How does eventual consistency relate to reliable messaging?

Eventual consistency is a common characteristic of systems that use asynchronous messaging. When a service publishes an event (e.g., ‘Order Placed’), other services consume and react to it at their own pace. This means there might be a brief period where different services have slightly outdated views of the data before all updates propagate. Reliable messaging ensures that messages are eventually delivered and processed, leading to eventual consistency, which is often an acceptable trade-off for higher scalability and availability.

Can reliable messaging completely replace synchronous API calls in microservices?

While reliable messaging can replace many synchronous calls, it doesn’t completely eliminate them. Synchronous API calls are still suitable for scenarios where an immediate response is absolutely required, and the caller needs to block until that response is received (e.g., user authentication, direct data lookups where real-time accuracy is paramount). However, for operations that can be processed in the background or involve multiple steps, asynchronous messaging is generally preferred for its scalability and resilience benefits.

What are the key differences between Kafka and RabbitMQ?

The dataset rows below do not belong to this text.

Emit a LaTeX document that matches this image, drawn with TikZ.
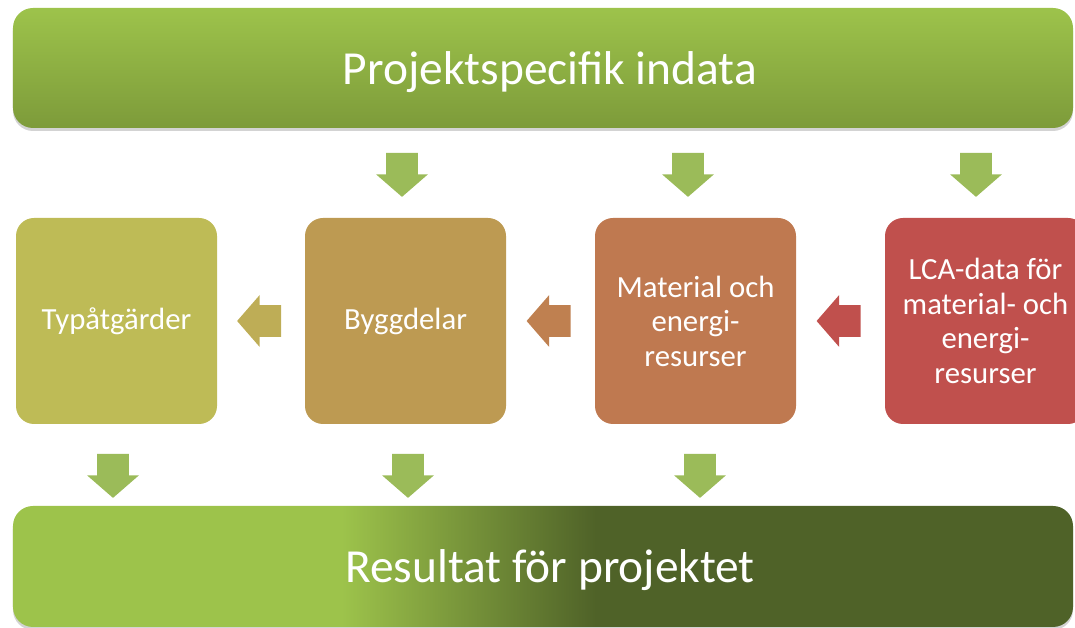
\documentclass[tikz,border=0pt]{standalone}
\usepackage{fontspec}
\setmainfont{Carlito}
\usetikzlibrary{positioning,shapes.arrows,shadows,calc}
\definecolor{grnlight}{HTML}{9DC34B}
\definecolor{grnmid}{HTML}{7D9B3A}
\definecolor{grndark}{HTML}{4F6228}
\definecolor{arrgrn}{HTML}{9BBB59}
\definecolor{boxolive}{HTML}{BEBB56}
\definecolor{boxochre}{HTML}{BD9A52}
\definecolor{boxrust}{HTML}{BF7950}
\definecolor{boxbrick}{HTML}{C0504D}
\definecolor{arrolive}{HTML}{BEAD56}
\definecolor{arrrust}{HTML}{BF8050}
\pgfdeclarehorizontalshading{resultshade}{100bp}{color(0bp)=(grnlight); color(40.5bp)=(grnlight); color(52.5bp)=(grndark); color(100bp)=(grndark)}

\begin{document}
\begin{tikzpicture}[
          every node/.style={text=white,font=\fontsize{17.5}{19.6}\selectfont},
          bar/.style={rectangle,rounded corners=0.4cm,minimum width=21.2cm,
                      minimum height=2.4cm,text depth=0pt,
                      drop shadow={shadow xshift=0pt,shadow yshift=-0.06cm,opacity=0.35},
                      font=\fontsize{27}{32}\selectfont},
          stepbox/.style={rectangle,rounded corners=0.36cm,minimum width=4.02cm,
                      minimum height=4.12cm,align=center},
          blockarr/.style={single arrow,minimum height=0.88cm,
                      single arrow head extend=0.2cm,single arrow tip angle=98},
          downarr/.style={blockarr,shape border rotate=270,fill=arrgrn,
                      inner xsep=0.31cm,inner ysep=0pt,yshift=0.14cm},
          leftarr/.style={blockarr,shape border rotate=180,
                      inner xsep=0pt,inner ysep=0.31cm,xshift=0.1cm},
      ]
        \useasboundingbox (0,0) rectangle (21.5,12.56);

        \node[bar,top color=grnlight,bottom color=grnmid] (inp) at (10.86,11.2)
          {\hspace*{0.28cm}Projektspecifik indata};
        \node[bar,shading=resultshade,minimum height=2.42cm] (res) at (10.86,1.23)
          {\hspace*{0.28cm}Resultat för projektet};

        \node[stepbox,fill=boxolive] (typ) at (2.33,6.14) {Typåtgärder};
        \node[stepbox,fill=boxochre] (byg) at (8.11,6.14) {Byggdelar};
        \node[stepbox,fill=boxrust]  (mat) at (13.91,6.14) {Material och\\energi-\\resurser};
        \node[stepbox,fill=boxbrick] (lca) at (19.71,6.14)
          {LCA-data för\\material- och\\energi-\\resurser};

        % from input
        \node[downarr] (d1) at (8.04,9.06) {};
        \node[downarr] (d2) at (13.76,9.06) {};
        \node[downarr] (d3) at (19.52,9.06) {};

        % between the steps
        \node[leftarr,fill=arrolive] (l1) at ($(typ.east)!0.5!(byg.west)$) {};
        \node[leftarr,fill=arrrust]  (l2) at ($(byg.east)!0.5!(mat.west)$) {};
        \node[leftarr,fill=boxbrick] (l3) at ($(mat.east)!0.5!(lca.west)$) {};

        % to result
        \node[downarr] (u1) at (2.26,3.04) {};
        \node[downarr] (u2) at (8.16,3.04) {};
        \node[downarr] (u3) at (14.0,3.04) {};
      \end{tikzpicture}
\end{document}
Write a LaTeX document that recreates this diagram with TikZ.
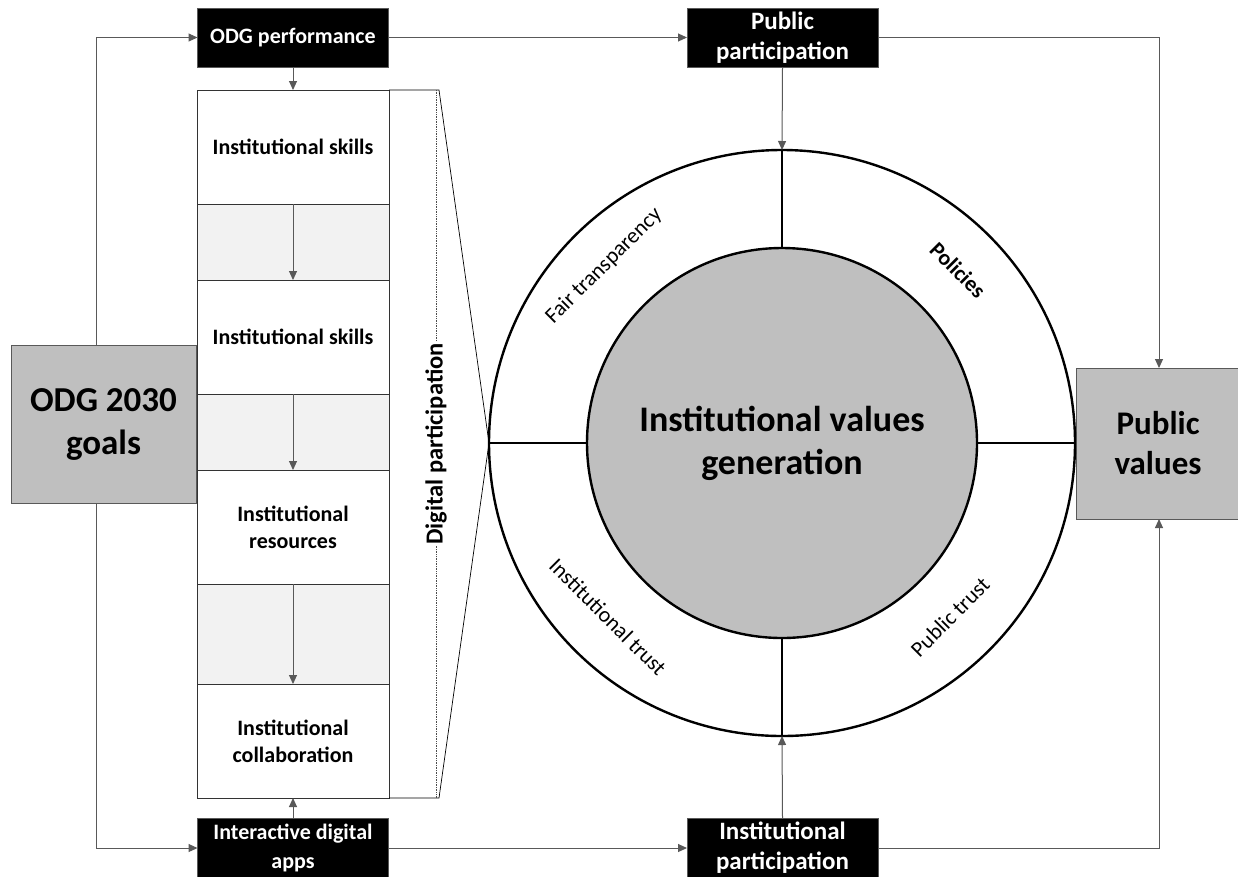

Kafka is designed as a distributed streaming platform, excelling in high-throughput, low-latency event streaming, log aggregation, and building real-time data pipelines. It provides strong ordering guarantees within partitions and is highly scalable for large volumes of data. RabbitMQ, on the other hand, is a general-purpose message broker supporting various messaging patterns (like Pub/Sub, Point-to-Point) and protocols. It offers more flexible routing and is often chosen for traditional task queues, complex routing logic, and scenarios where advanced message queuing features are prioritized over raw streaming throughput.